> TO BE DONE:
Review the material and extract every line in which the word "with" occurs.

> DATA SECTION:
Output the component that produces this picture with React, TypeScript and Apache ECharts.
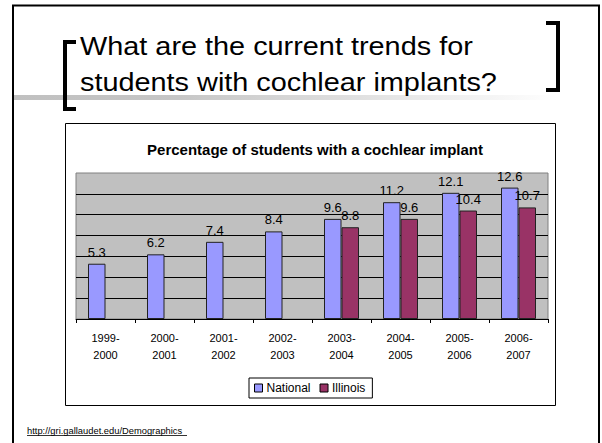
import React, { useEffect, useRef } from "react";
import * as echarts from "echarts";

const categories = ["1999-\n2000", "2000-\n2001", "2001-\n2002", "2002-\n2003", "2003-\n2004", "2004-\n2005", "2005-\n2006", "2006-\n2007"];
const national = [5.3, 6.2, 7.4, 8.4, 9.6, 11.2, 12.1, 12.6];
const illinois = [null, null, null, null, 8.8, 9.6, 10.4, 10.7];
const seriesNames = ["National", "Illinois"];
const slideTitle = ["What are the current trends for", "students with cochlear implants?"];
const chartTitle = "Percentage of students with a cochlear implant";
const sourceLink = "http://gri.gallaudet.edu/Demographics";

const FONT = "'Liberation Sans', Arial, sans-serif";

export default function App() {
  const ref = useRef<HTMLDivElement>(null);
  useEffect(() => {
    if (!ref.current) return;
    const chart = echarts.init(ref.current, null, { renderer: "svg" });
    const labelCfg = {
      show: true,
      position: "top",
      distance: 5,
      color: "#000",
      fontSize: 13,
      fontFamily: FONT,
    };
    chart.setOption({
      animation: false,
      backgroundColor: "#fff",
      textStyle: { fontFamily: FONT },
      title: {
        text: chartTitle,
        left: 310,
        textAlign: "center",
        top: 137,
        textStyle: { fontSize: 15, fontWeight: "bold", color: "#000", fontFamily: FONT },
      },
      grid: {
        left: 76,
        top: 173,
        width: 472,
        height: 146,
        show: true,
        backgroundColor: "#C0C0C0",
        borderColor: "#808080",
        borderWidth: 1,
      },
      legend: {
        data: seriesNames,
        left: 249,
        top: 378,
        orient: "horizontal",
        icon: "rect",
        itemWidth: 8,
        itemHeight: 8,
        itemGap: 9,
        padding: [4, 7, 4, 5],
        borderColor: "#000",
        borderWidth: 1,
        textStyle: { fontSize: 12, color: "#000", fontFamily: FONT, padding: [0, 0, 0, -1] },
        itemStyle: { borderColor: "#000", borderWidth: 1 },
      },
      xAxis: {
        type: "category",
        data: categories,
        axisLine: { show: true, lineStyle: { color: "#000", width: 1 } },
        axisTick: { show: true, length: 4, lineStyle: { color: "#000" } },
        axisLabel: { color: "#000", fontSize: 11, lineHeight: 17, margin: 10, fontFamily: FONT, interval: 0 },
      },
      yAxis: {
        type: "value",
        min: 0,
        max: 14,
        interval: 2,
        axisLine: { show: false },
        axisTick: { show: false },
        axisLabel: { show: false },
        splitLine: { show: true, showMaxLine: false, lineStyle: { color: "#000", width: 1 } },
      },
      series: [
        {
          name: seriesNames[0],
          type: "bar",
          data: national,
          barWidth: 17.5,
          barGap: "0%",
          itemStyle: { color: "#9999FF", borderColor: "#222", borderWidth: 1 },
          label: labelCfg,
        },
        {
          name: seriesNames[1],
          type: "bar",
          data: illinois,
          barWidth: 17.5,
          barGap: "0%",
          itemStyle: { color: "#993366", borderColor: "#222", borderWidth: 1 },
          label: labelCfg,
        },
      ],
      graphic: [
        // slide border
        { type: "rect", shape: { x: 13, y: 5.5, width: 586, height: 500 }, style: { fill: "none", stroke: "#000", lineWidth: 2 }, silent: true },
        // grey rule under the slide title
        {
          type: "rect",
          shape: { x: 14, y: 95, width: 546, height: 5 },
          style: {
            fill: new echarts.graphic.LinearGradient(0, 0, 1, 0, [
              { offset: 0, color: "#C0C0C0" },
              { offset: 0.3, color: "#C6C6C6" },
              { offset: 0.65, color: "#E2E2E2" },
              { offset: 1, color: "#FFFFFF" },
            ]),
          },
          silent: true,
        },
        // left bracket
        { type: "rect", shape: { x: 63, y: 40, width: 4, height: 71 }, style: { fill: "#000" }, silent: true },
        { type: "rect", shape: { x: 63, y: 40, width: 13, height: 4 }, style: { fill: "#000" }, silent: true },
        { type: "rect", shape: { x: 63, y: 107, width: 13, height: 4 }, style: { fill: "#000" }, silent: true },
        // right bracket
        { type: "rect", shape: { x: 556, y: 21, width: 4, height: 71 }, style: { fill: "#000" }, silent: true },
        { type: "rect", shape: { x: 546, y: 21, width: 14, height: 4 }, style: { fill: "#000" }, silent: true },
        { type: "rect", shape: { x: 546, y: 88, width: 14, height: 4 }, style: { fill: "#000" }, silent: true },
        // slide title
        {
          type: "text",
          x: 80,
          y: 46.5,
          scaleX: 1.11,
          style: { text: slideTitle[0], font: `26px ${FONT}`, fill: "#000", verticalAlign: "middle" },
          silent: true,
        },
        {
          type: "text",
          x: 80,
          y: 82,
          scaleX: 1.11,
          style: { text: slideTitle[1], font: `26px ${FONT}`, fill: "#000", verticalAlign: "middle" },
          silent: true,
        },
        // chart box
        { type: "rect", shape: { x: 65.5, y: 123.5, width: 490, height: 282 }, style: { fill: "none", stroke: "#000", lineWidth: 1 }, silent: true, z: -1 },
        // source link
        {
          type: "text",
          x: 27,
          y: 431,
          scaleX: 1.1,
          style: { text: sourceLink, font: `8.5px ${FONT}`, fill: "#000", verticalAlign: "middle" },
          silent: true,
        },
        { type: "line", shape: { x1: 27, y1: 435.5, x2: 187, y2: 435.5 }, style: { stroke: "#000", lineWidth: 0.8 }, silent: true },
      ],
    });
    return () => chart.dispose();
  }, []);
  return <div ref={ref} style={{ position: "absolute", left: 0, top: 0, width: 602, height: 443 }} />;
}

> RESULT BELOW:
Output the component that produces this picture with React, TypeScript and Apache ECharts.
const slideTitle = ["What are the current trends for", "students with cochlear implants?"];
const chartTitle = "Percentage of students with a cochlear implant";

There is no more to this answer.